Inventors at Georgia Tech have developed an Airy-beam tomographic microscopy (ATM) technique that allows for scan-free, volumetric 3D cell and tissue imaging using nondiffracting, self-accelerating Airy beams. Conventional wide-field imaging techniques are telecentric, producing orthographic views that require scanning in order to acquire 3D information. In contrast, the self-accelerating propagation trajectory of an Airy beam innately forms a perspective view of the object. Manipulating the Airy trajectories can provide sufficient perspective views to enable the entire volume to be computationally synthesized in a tomographic manner (see the image below). Exploiting highly adjustable Airy trajectories in the 3D space, ATM transforms the conventional imaging scheme in wide-field microscopy, producing a consistent, near diffraction-limited 3D resolution across a ten-fold extended imaging depth. Such a strategy can be readily translated to other non-optical waveforms such as acoustic, plasmonic, and electron waves.

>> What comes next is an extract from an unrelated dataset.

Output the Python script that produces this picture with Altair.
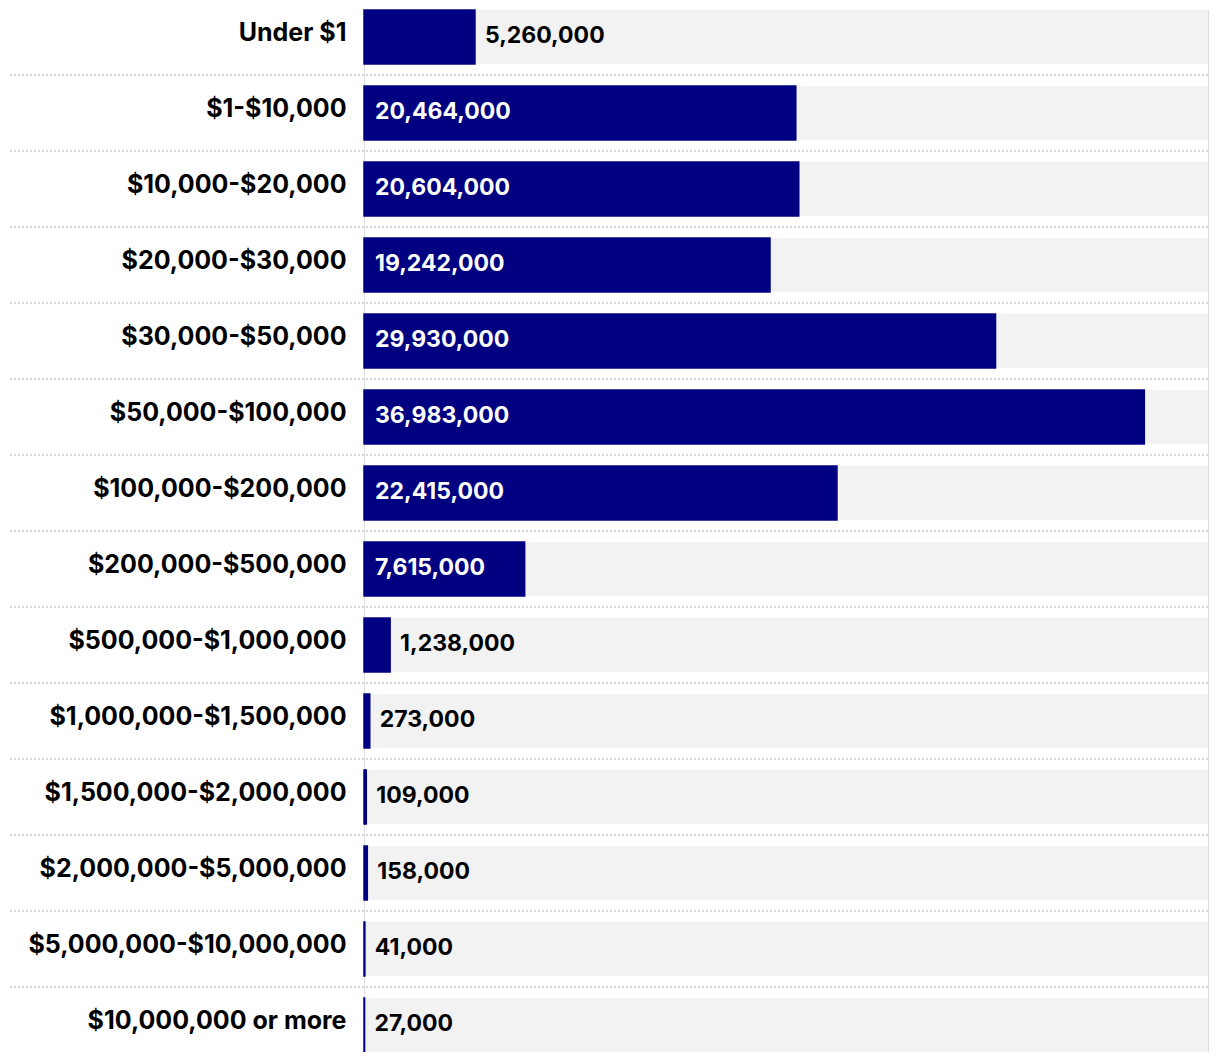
import altair as alt
import pandas as pd

categories = [
    "Under $1", "$1-$10,000", "$10,000-$20,000", "$20,000-$30,000",
    "$30,000-$50,000", "$50,000-$100,000", "$100,000-$200,000",
    "$200,000-$500,000", "$500,000-$1,000,000", "$1,000,000-$1,500,000",
    "$1,500,000-$2,000,000", "$2,000,000-$5,000,000",
    "$5,000,000-$10,000,000", "$10,000,000 or more",
]
values = [5260000, 20464000, 20604000, 19242000, 29930000, 36983000,
          22415000, 7615000, 1238000, 273000, 109000, 158000, 41000, 27000]

df = pd.DataFrame({"cat": categories, "value": values})
df["order"] = range(len(df))
df["label"] = [f"{v:,}" for v in values]

FONT = "Inter"
NAVY = "#000080"
XMAX = 40000000

xscale = alt.Scale(domain=[0, XMAX], nice=False, zero=True)
yenc = alt.Y("cat:N", sort=categories,
             scale=alt.Scale(paddingInner=22 / 76, paddingOuter=0),
             axis=alt.Axis(title=None, ticks=False, domain=False, grid=False,
                           labelFont=FONT, labelFontSize=25, labelFontWeight="bold",
                           labelColor="#000000", labelPadding=18, labelAlign="right",
                           labelOffset=-4, labelLimit=400))

base = alt.Chart(df)

bg = base.transform_calculate(zero="0", full=str(XMAX)).mark_bar(color="#f2f2f2").encode(
    x=alt.X("zero:Q", scale=xscale, axis=None),
    x2="full:Q",
    y=yenc,
)

bars = base.mark_bar(color=NAVY, stroke=NAVY, strokeWidth=1.5).encode(
    x=alt.X("value:Q", scale=xscale, axis=None),
    y=yenc,
)

seps = base.transform_filter(alt.datum.order < len(categories) - 1).mark_rule(
    color="#d6d6d6", strokeWidth=2, strokeDash=[2, 2], yOffset=11
).encode(
    y=alt.Y("cat:N", sort=categories, bandPosition=1),
    x=alt.value(-354),
    x2=alt.value(844),
)

inside = base.transform_filter(alt.datum.value > 6000000).transform_calculate(
    zero="0").mark_text(
    align="left", baseline="middle", dx=11, dy=-1, font=FONT, fontSize=23,
    fontWeight="bold", color="#ffffff"
).encode(
    x=alt.X("zero:Q", scale=xscale, axis=None),
    y=yenc,
    text="label:N",
)

outside = base.transform_filter(alt.datum.value <= 6000000).mark_text(
    align="left", baseline="middle", dx=10, dy=-1, font=FONT, fontSize=23,
    fontWeight="bold", color="#000000"
).encode(
    x=alt.X("value:Q", scale=xscale, axis=None),
    y=yenc,
    text="label:N",
)

chart = alt.layer(bg, seps, bars, inside, outside).properties(
    width=844, height=1042,
    autosize=alt.AutoSizeParams(type="none"),
    padding={"left": 356, "top": 2, "right": 4, "bottom": 0},
).configure_view(stroke=None).configure(background="#ffffff")

chart.save("out.html", embed_options={"renderer": "svg", "actions": False})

The ATM system is potentially applicable to a wide range of biological specimens, spanning molecular, cellular, and tissue levels, thereby offering a promising paradigm for 3D optical microscopy.
- Streamlined: Offers a scan-free method of obtaining 3D-resolution images
- Volumetric imaging: Generates and resolves images of tissues and cells in the 3D space
- High resolution and image depth: Provides 3D diffraction-limited resolution
- High image depth: Produces a tenfold improvement in image depth compared with conventional wide-field biological microscopy
- Optical microscopy for biological imaging
- Optical manipulation for microfluidics applications in biological sciences
- Laser filamentation for applied physics in remote spectroscopy
- Micro-machining for myriad applications from biomedical to MEMS
- Non-linear optics for myriad applications from computers to sensors
- Generation of varying non-diffracting waveforms (i.e., electron beams)
- Generation of plasmonic waves (biochemical sensors, and others), acoustic waves (electronics), and quantum particles
Airy-beam-enabled optical imaging has great potential to advance biological research and clinical diagnoses, enabling precise 3D localization of single molecules in super-resolution microscopy as well as enhanced field of view and image quality in light-sheet microscopy. Many biological sciences fields stand to benefit, including regenerative medicine, cancer biology, neuroscience, developmental biology, and more. However, these methods primarily implement Airy beams as static point-spread functions of the microscopy systems, rather than exploiting the full capability of the adjustable Airy trajectories. By contrast, Georgia Tech’s method explores the entire 3D space for volumetric imaging of biological specimens. The method also takes advantage of the non-diffraction of Airy beams to effectively mitigate the trade-off between the depth of focus (DOF) and the lateral beam diffraction, thereby offering a depth-invariant resolution across a substantially improved DOF.